WHAT NEEDS TO BE DONE:
Please retype the data in full and exactly; the pictures are not part of the copy.
* start DATA EXCERPT *
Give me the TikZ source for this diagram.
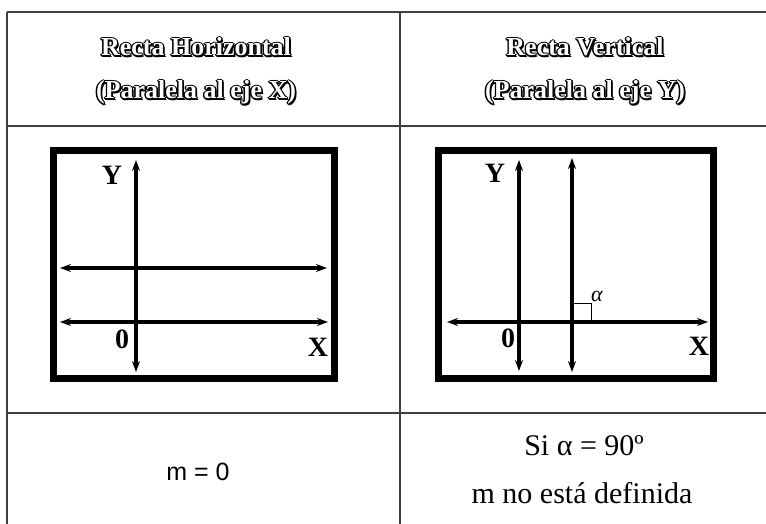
\documentclass[tikz,border=0pt]{standalone}
\usepackage{fontspec}
\setmainfont{Liberation Serif}
\newfontfamily\sansf{Liberation Sans}
\usetikzlibrary{arrows.meta}
\tikzset{
  gridline/.style={draw=black!75, line width=1.3},
  frame/.style={draw=black, line width=7},
  axis/.style={draw=black, line width=3.4, {Stealth[length=11,width=8]}-{Stealth[length=11,width=8]}},
  hdr/.style={inner sep=0, anchor=base, font=\bfseries\fontsize{26}{26}\selectfont},
  lbl/.style={inner sep=0, font=\bfseries\fontsize{28}{28}\selectfont},
  body/.style={inner sep=0, anchor=base, font=\fontsize{30}{30}\selectfont},
}
\newcommand\outtext[3]{%
  \foreach \a in {0,45,...,315} {\node[hdr,text=black,shift={(\a:1.4)}] at (#1) {#3};}
  \node[hdr,text=black,shift={(1.8,1.8)}] at (#1) {#3};
  \node[hdr,text=white] (#2) at (#1) {#3};
}
\begin{document}
\begin{tikzpicture}[x=1pt,y=-1pt]
\useasboundingbox (0,0) rectangle (766,524);
% table
\coordinate (tl) at (7,12);
\coordinate (tr) at (766,12);
\coordinate (hl) at (7,126);
\coordinate (hr) at (766,126);
\coordinate (bl) at (7,413);
\coordinate (br) at (766,413);
\coordinate (ml) at (7,524);
\coordinate (mt) at (400,12);
\coordinate (mb) at (400,524);
\draw[gridline] (tl) -- (tr);
\draw[gridline] (hl) -- (hr);
\draw[gridline] (bl) -- (br);
\draw[gridline] (tl) -- (ml);
\draw[gridline] (mt) -- (mb);
% headers
\outtext{196,56}{h1}{Recta Horizontal}
\outtext{196,99}{h2}{(Paralela al eje X)}
\outtext{585,56}{h3}{Recta Vertical}
\outtext{585,99}{h4}{(Paralela al eje Y)}
% left frame
\draw[frame] (53.5,150.5) rectangle (334.5,378.5);
\coordinate (ly1) at (136,160);
\coordinate (ly2) at (136,372);
\coordinate (lh1) at (60,268);
\coordinate (lh2) at (327,268);
\coordinate (lx1) at (60,322);
\coordinate (lx2) at (328,322);
\draw[axis] (ly1) -- (ly2);
\draw[axis] (lh1) -- (lh2);
\draw[axis] (lx1) -- (lx2);
\node[lbl] (lY) at (112,175) {Y};
\node[lbl] (l0) at (122,339) {0};
\node[lbl] (lX) at (318,347) {X};
% right frame
\draw[frame] (438.5,150.5) rectangle (713.5,378.5);
\coordinate (ry1) at (519,160);
\coordinate (ry2) at (519,371);
\coordinate (rv1) at (572,158);
\coordinate (rv2) at (572,372);
\coordinate (rx1) at (447,322);
\coordinate (rx2) at (708,322);
\draw[axis] (ry1) -- (ry2);
\draw[axis] (rv1) -- (rv2);
\draw[axis] (rx1) -- (rx2);
\draw[line width=1] (572,303) rectangle (591,322);
\node[lbl] (rY) at (495,173) {Y};
\node[lbl] (r0) at (508,338) {0};
\node[lbl] (rX) at (699,346) {X};
\node[inner sep=0, font=\itshape\fontsize{22}{22}\selectfont] (ra) at (597,296) {α};
% bottom row
\node[inner sep=0, anchor=base, font=\sansf\fontsize{25}{25}\selectfont] (m0) at (198,480) {m = 0};
\node[body] (si) at (584,455) {Si α = 90º};
\node[body] (nd) at (582,503) {m no está definida};
\end{tikzpicture}
\end{document}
* end DATA EXCERPT *
WRITTEN REPLY:
Give me the TikZ source for this diagram.
\documentclass[tikz,border=0pt]{standalone}
\usepackage{fontspec}
\setmainfont{Liberation Serif}
\newfontfamily\sansf{Liberation Sans}
\usetikzlibrary{arrows.meta}
\tikzset{
  gridline/.style={draw=black!75, line width=1.3},
  frame/.style={draw=black, line width=7},
  axis/.style={draw=black, line width=3.4, {Stealth[length=11,width=8]}-{Stealth[length=11,width=8]}},
  hdr/.style={inner sep=0, anchor=base, font=\bfseries\fontsize{26}{26}\selectfont},
  lbl/.style={inner sep=0, font=\bfseries\fontsize{28}{28}\selectfont},
  body/.style={inner sep=0, anchor=base, font=\fontsize{30}{30}\selectfont},
}
\newcommand\outtext[3]{%
  \foreach \a in {0,45,...,315} {\node[hdr,text=black,shift={(\a:1.4)}] at (#1) {#3};}
  \node[hdr,text=black,shift={(1.8,1.8)}] at (#1) {#3};
  \node[hdr,text=white] (#2) at (#1) {#3};
}
\begin{document}
\begin{tikzpicture}[x=1pt,y=-1pt]
\useasboundingbox (0,0) rectangle (766,524);
% table
\coordinate (tl) at (7,12);
\coordinate (tr) at (766,12);
\coordinate (hl) at (7,126);
\coordinate (hr) at (766,126);
\coordinate (bl) at (7,413);
\coordinate (br) at (766,413);
\coordinate (ml) at (7,524);
\coordinate (mt) at (400,12);
\coordinate (mb) at (400,524);
\draw[gridline] (tl) -- (tr);
\draw[gridline] (hl) -- (hr);
\draw[gridline] (bl) -- (br);
\draw[gridline] (tl) -- (ml);
\draw[gridline] (mt) -- (mb);
% headers
\outtext{196,56}{h1}{Recta Horizontal}
\outtext{196,99}{h2}{(Paralela al eje X)}
\outtext{585,56}{h3}{Recta Vertical}
\outtext{585,99}{h4}{(Paralela al eje Y)}
% left frame
\draw[frame] (53.5,150.5) rectangle (334.5,378.5);
\coordinate (ly1) at (136,160);
\coordinate (ly2) at (136,372);
\coordinate (lh1) at (60,268);
\coordinate (lh2) at (327,268);
\coordinate (lx1) at (60,322);
\coordinate (lx2) at (328,322);
\draw[axis] (ly1) -- (ly2);
\draw[axis] (lh1) -- (lh2);
\draw[axis] (lx1) -- (lx2);
\node[lbl] (lY) at (112,175) {Y};
\node[lbl] (l0) at (122,339) {0};
\node[lbl] (lX) at (318,347) {X};
% right frame
\draw[frame] (438.5,150.5) rectangle (713.5,378.5);
\coordinate (ry1) at (519,160);
\coordinate (ry2) at (519,371);
\coordinate (rv1) at (572,158);
\coordinate (rv2) at (572,372);
\coordinate (rx1) at (447,322);
\coordinate (rx2) at (708,322);
\draw[axis] (ry1) -- (ry2);
\draw[axis] (rv1) -- (rv2);
\draw[axis] (rx1) -- (rx2);
\draw[line width=1] (572,303) rectangle (591,322);
\node[lbl] (rY) at (495,173) {Y};
\node[lbl] (r0) at (508,338) {0};
\node[lbl] (rX) at (699,346) {X};
\node[inner sep=0, font=\itshape\fontsize{22}{22}\selectfont] (ra) at (597,296) {α};
% bottom row
\node[inner sep=0, anchor=base, font=\sansf\fontsize{25}{25}\selectfont] (m0) at (198,480) {m = 0};
\node[body] (si) at (584,455) {Si α = 90º};
\node[body] (nd) at (582,503) {m no está definida};
\end{tikzpicture}
\end{document}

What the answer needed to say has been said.